When you put everyone else first, you end up last
Sunday, March 4th, 2007I’ve been getting into a new series called Heroes that’s getting a lot of attention in the US. It’s like XMen but without the costumes. The idea is that these mutants are a bunch of ordinary people that discover that they have superpowers, and they need to get together to save the world from destruction.
One of my favourite characters is Peter Petrelli. When you meet him, you realise that he’s the kind of guy that puts everyone else’s needs before his. He works as a male nurse and seems focused on helping anyone who needs him. His older brother, Nathan, is the over-achieving, selfish, polished politician who their mother describes as the alpha male. Whereas Peter seems like he can hardly pay the bills, Nathan can literally fly.
At one point in an early episode, Nathan and Peter’s mother tells Peter that he needs to stop letting Nathan walk all over him, and that, in general, he needs to start putting himself first. That if he doesn’t take care of himself, no one else will. That he needs to be a little bit more selfish. In her words, “when you put everyone else first, you end up last.” It’s an interesting variation of the common “good guys finish last” theme.
Being a comic book story where the “loser” guys always have alter egos that are powerful superheroes, we soon discover that Peter is, in fact, one of the most powerful mutants on the show. He’s an empath, which means that his profound empathetic abilities allow him to coopt the powers of any other superhero just by thinking about the person. And the show hints that at some point Peter becomes the leader of the world, or at least of the mutants–kind of like Charles Xavier in the Xmen.
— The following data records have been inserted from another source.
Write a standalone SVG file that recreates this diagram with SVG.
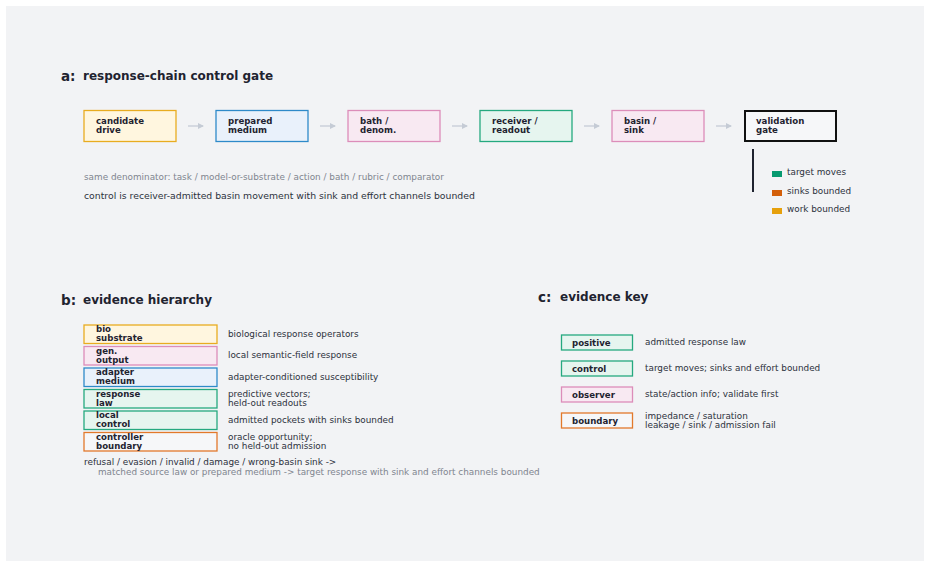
<svg xmlns="http://www.w3.org/2000/svg" width="930" height="567" viewBox="0 0 930 567">
<defs>
<marker id="ah" viewBox="0 0 6 6" refX="5" refY="3" markerWidth="6" markerHeight="6" orient="auto" markerUnits="userSpaceOnUse"><path d="M0,0 L6,3 L0,6 z" fill="#c5cbd5"/></marker>
<style>
text{font-family:"DejaVu Sans","Noto Sans",sans-serif;fill:#1f2330}
.ttl{font-size:12px;font-weight:bold}
.nb{font-size:8.6px;font-weight:bold}
.d{font-size:8.85px;fill:#2c313c}
.g{font-size:8.85px;fill:#80858f}
.yel{fill:#fff6df;stroke:#e8ac20;stroke-width:1.3}
.blu{fill:#e9f1fb;stroke:#2e8ac9;stroke-width:1.3}
.pnk{fill:#f8e9f2;stroke:#dc8db9;stroke-width:1.3}
.grn{fill:#e6f5ef;stroke:#25a97f;stroke-width:1.3}
.org{fill:#f6f7f9;stroke:#e2792b;stroke-width:1.3}
.blk{fill:#f6f7f9;stroke:#111;stroke-width:2}
.arr{stroke:#c5cbd5;stroke-width:1.3;fill:none}
</style>
</defs>
<rect x="0" y="0" width="930" height="567" fill="#ffffff"/>
<rect x="6" y="6" width="918" height="555" fill="#f2f3f5"/>

<text x="61" y="81" style="font-size:13.5px;font-weight:bold">a:</text>
<text x="83" y="80" class="ttl">response-chain control gate</text>

<g id="connectors">
<line x1="188" y1="126" x2="203" y2="126" class="arr" marker-end="url(#ah)"/>
<line x1="320" y1="126" x2="335" y2="126" class="arr" marker-end="url(#ah)"/>
<line x1="452" y1="126" x2="467" y2="126" class="arr" marker-end="url(#ah)"/>
<line x1="584" y1="126" x2="599" y2="126" class="arr" marker-end="url(#ah)"/>
<line x1="716" y1="126" x2="731" y2="126" class="arr" marker-end="url(#ah)"/>
</g>

<g id="candidate"><rect x="84" y="110.5" width="92" height="31" class="yel"/><text x="96" y="124" class="nb">candidate</text><text x="96" y="133" class="nb">drive</text></g>
<g id="prepared"><rect x="216" y="110.5" width="92" height="31" class="blu"/><text x="228" y="124" class="nb">prepared</text><text x="228" y="133" class="nb">medium</text></g>
<g id="bath"><rect x="348" y="110.5" width="92" height="31" class="pnk"/><text x="360" y="124" class="nb">bath /</text><text x="360" y="133" class="nb">denom.</text></g>
<g id="receiver"><rect x="480" y="110.5" width="92" height="31" class="grn"/><text x="492" y="124" class="nb">receiver /</text><text x="492" y="133" class="nb">readout</text></g>
<g id="basin"><rect x="612" y="110.5" width="92" height="31" class="pnk"/><text x="624" y="124" class="nb">basin /</text><text x="624" y="133" class="nb">sink</text></g>
<g id="gate"><rect x="745" y="111" width="91" height="30" class="blk"/><text x="756" y="124" class="nb">validation</text><text x="756" y="133" class="nb">gate</text></g>

<g id="gate-legend">
<line x1="753" y1="149" x2="753" y2="192" stroke="#1f2330" stroke-width="2"/>
<rect x="772" y="171" width="10" height="6" fill="#079a70"/><text x="787" y="175" class="d">target moves</text>
<rect x="772" y="190" width="10" height="6" fill="#d35f0a"/><text x="787" y="194" class="d">sinks bounded</text>
<rect x="772" y="208" width="10" height="6" fill="#e6a00c"/><text x="787" y="212" class="d">work bounded</text>
</g>

<text x="84" y="180" class="g">same denominator: task / model-or-substrate / action / bath / rubric / comparator</text>
<text x="84" y="199" class="d" style="font-size:9.3px">control is receiver-admitted basin movement with sink and effort channels bounded</text>

<text x="61" y="305" style="font-size:13.5px;font-weight:bold">b:</text>
<text x="83" y="304" class="ttl">evidence hierarchy</text>

<g id="bio"><rect x="84" y="325" width="133" height="18.5" class="yel"/><text x="96" y="332" class="nb">bio</text><text x="96" y="341" class="nb">substrate</text><text x="228" y="337" class="d">biological response operators</text></g>
<g id="gen"><rect x="84" y="346.5" width="133" height="18.5" class="pnk"/><text x="96" y="353.5" class="nb">gen.</text><text x="96" y="362.5" class="nb">output</text><text x="228" y="358" class="d">local semantic-field response</text></g>
<g id="adapter"><rect x="84" y="368" width="133" height="18.5" class="blu"/><text x="96" y="375" class="nb">adapter</text><text x="96" y="384" class="nb">medium</text><text x="228" y="380" class="d">adapter-conditioned susceptibility</text></g>
<g id="response"><rect x="84" y="389.5" width="133" height="18.5" class="grn"/><text x="96" y="396.5" class="nb">response</text><text x="96" y="405.5" class="nb">law</text><text x="228" y="396.5" class="d">predictive vectors;</text><text x="228" y="405.5" class="d">held-out readouts</text></g>
<g id="local"><rect x="84" y="411" width="133" height="18.5" class="grn"/><text x="96" y="418" class="nb">local</text><text x="96" y="427" class="nb">control</text><text x="228" y="423" class="d">admitted pockets with sinks bounded</text></g>
<g id="controller"><rect x="84" y="432.5" width="133" height="18.5" class="org"/><text x="96" y="439.5" class="nb">controller</text><text x="96" y="448.5" class="nb">boundary</text><text x="228" y="439.5" class="d">oracle opportunity;</text><text x="228" y="448.5" class="d">no held-out admission</text></g>

<text x="84" y="465" class="d">refusal / evasion / invalid / damage / wrong-basin sink -&gt;</text>
<text x="98" y="474.5" class="g">matched source law or prepared medium -&gt; target response with sink and effort channels bounded</text>

<text x="538" y="302" style="font-size:13.5px;font-weight:bold">c:</text>
<text x="560" y="301" class="ttl">evidence key</text>

<g id="positive"><rect x="561.5" y="335" width="71" height="15" class="grn"/><text x="572" y="345.5" class="nb">positive</text><text x="645" y="345" class="d">admitted response law</text></g>
<g id="control"><rect x="561.5" y="361" width="71" height="15" class="grn"/><text x="572" y="371.5" class="nb">control</text><text x="645" y="371" class="d">target moves; sinks and effort bounded</text></g>
<g id="observer"><rect x="561.5" y="387" width="71" height="15" class="pnk"/><text x="572" y="397.5" class="nb">observer</text><text x="645" y="397" class="d">state/action info; validate first</text></g>
<g id="boundary"><rect x="561.5" y="413" width="71" height="15" class="org"/><text x="572" y="424" class="nb">boundary</text><text x="645" y="419" class="d">impedance / saturation</text><text x="645" y="428" class="d">leakage / sink / admission fail</text></g>
</svg>
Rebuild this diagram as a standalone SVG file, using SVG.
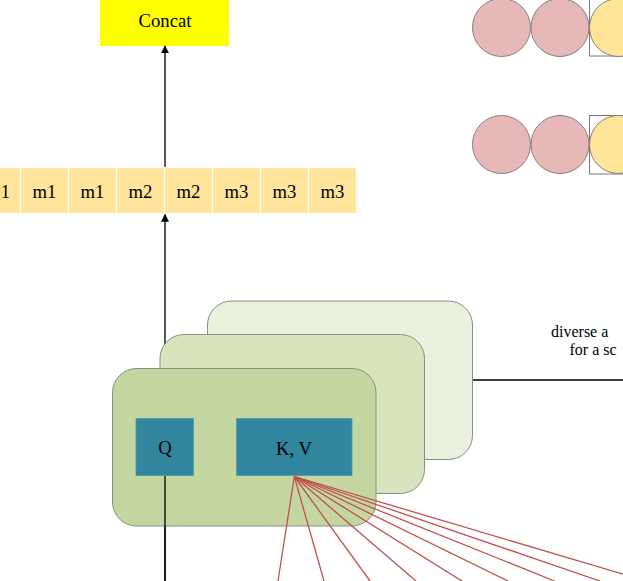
<svg xmlns="http://www.w3.org/2000/svg" width="623" height="581" viewBox="0 0 623 581">
<defs>
<style>
text{font-family:"Liberation Serif","Tinos","Times New Roman","DejaVu Serif","Noto Serif",serif;font-size:18.7px;fill:#000}
.c{text-anchor:middle}
.lbl{font-size:16px}
.cell{fill:#FFE599;stroke:#fff;stroke-width:1.2}
.pink{fill:#E6B9B8;stroke:#8c7b7b;stroke-width:1}
.yel{fill:#FFE599;stroke:#8c7b7b;stroke-width:1}
.card{stroke:#8a8f80;stroke-width:1}
.tile{fill:#31859C;stroke:#4a9db0;stroke-width:0.8}
.red{stroke:#C0504D;stroke-width:1.3;fill:none}
.blk{stroke:#000;stroke-width:1.3;fill:none}
</style>
<marker id="ah" viewBox="0 0 10 10" refX="9" refY="5" markerWidth="8" markerHeight="8" orient="auto" markerUnits="userSpaceOnUse">
<path d="M0,0 L10,5 L0,10 z" fill="#000"/>
</marker>
</defs>

<g id="concat">
<rect x="100" y="0" width="129" height="46" fill="#FFFF00"/>
<text class="c" x="165" y="27">Concat</text>
</g>

<g id="circles">
<rect x="589.5" y="-2" width="60" height="58" fill="#fff" stroke="#777" stroke-width="1"/>
<circle class="pink" cx="501.5" cy="27.5" r="29"/>
<circle class="pink" cx="560" cy="27.5" r="29"/>
<circle class="yel" cx="618.5" cy="27.5" r="29"/>
<rect x="589.5" y="115.5" width="60" height="58.5" fill="#fff" stroke="#777" stroke-width="1"/>
<circle class="pink" cx="501.5" cy="144.5" r="29"/>
<circle class="pink" cx="560" cy="144.5" r="29"/>
<circle class="yel" cx="618.5" cy="144.5" r="29"/>
</g>

<g id="connectors">
<line class="blk" x1="165" y1="581" x2="165" y2="214.5" marker-end="url(#ah)"/>
<line class="blk" x1="165" y1="167.5" x2="165" y2="46" marker-end="url(#ah)"/>
<line class="blk" x1="472" y1="380" x2="623" y2="380"/>
</g>

<g id="mrow">
<rect class="cell" x="-27.5" y="167.5" width="48" height="46"/>
<rect class="cell" x="20.5" y="167.5" width="48" height="46"/>
<rect class="cell" x="68.5" y="167.5" width="48" height="46"/>
<rect class="cell" x="116.5" y="167.5" width="48" height="46"/>
<rect class="cell" x="164.5" y="167.5" width="48" height="46"/>
<rect class="cell" x="212.5" y="167.5" width="48" height="46"/>
<rect class="cell" x="260.5" y="167.5" width="48" height="46"/>
<rect class="cell" x="308.5" y="167.5" width="48" height="46"/>
<text class="c" x="5.5" y="198">1</text>
<text class="c" x="44.5" y="198">m1</text>
<text class="c" x="92.5" y="198">m1</text>
<text class="c" x="140.5" y="198">m2</text>
<text class="c" x="188.5" y="198">m2</text>
<text class="c" x="236.5" y="198">m3</text>
<text class="c" x="284.5" y="198">m3</text>
<text class="c" x="332.5" y="198">m3</text>
</g>

<g id="label">
<text class="lbl" x="551" y="337">diverse a</text>
<text class="lbl" x="569.5" y="355">for a sc</text>
</g>

<g id="card3">
<rect class="card" x="207.5" y="301" width="265" height="158.5" rx="24" fill="#E9F0DE"/>
</g>
<g id="card2">
<rect class="card" x="160" y="334.5" width="264.5" height="159" rx="24" fill="#D7E4BD"/>
</g>
<g id="card1">
<rect class="card" x="112.5" y="368.5" width="263.5" height="157.5" rx="24" fill="#C4D6A0"/>
</g>

<g id="q">
<rect class="tile" x="136" y="418.5" width="57.5" height="57"/>
<text class="c" x="165" y="454">Q</text>
</g>
<g id="kv">
<rect class="tile" x="236.5" y="418.5" width="115.5" height="57"/>
<text class="c" x="294" y="455">K, V</text>
</g>

<g id="qline">
<line class="blk" x1="165" y1="476" x2="165" y2="581"/>
</g>

<g id="fan">
<line class="red" x1="294.3" y1="476.5" x2="278" y2="581"/>
<line class="red" x1="294.3" y1="476.5" x2="324" y2="581"/>
<line class="red" x1="294.3" y1="476.5" x2="370" y2="581"/>
<line class="red" x1="294.3" y1="476.5" x2="416" y2="581"/>
<line class="red" x1="294.3" y1="476.5" x2="462" y2="581"/>
<line class="red" x1="294.3" y1="476.5" x2="508" y2="581"/>
<line class="red" x1="294.3" y1="476.5" x2="554.5" y2="581"/>
<line class="red" x1="294.3" y1="476.5" x2="600" y2="581"/>
<line class="red" x1="294.3" y1="476.5" x2="646" y2="581"/>
</g>
</svg>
The show is really cool, but the line stuck with me, as last week we were negotiating with a business angel about his entry into the shareholding of Goa Internet Services. At the same time, my business partner and I had to make some important strategic decisions about the company’s future. And in such situations I always find myself wondering what’s the best strategy: Cold-blooded lawyer? Or friendly salesperson? Good cop? Or bad cop? Peter? Or Nathan? A lot depends on your negotiating power in a particular situation and on who the other party is. Probably a mixture of the two strategies is the best bet. The key is that you have to be able to read the situation. You need to be a bit of an empath, I suppose.
But if there’s anything I’ve learned over the last three years of being an entrepreneur it’s that, in business, you need to put yourself and your business first. It’s great if we can all end up friends, but that can’t be the priority. A business is not a social club. Sometimes you need to fire really nice people. Sometimes business partners end up not being complementary. And sometimes your best/most powerful ally is someone with whom you’d rather not have dinner. Learn to compromise, but never forget that your utmost priority is to protect your interests. Because you can be sure that the other party–whether your employees, your business partners, the banks, your investors, the government,etc.–are all putting their interests ahead of yours. And a lot of “friends” tend to disappear once the going gets tough. Good guys might turn out to be superheroes in comic books, but the real world is a bit more complicated. Be a little bit selfish. Think about yourself and your business first. And get it in writing if you can.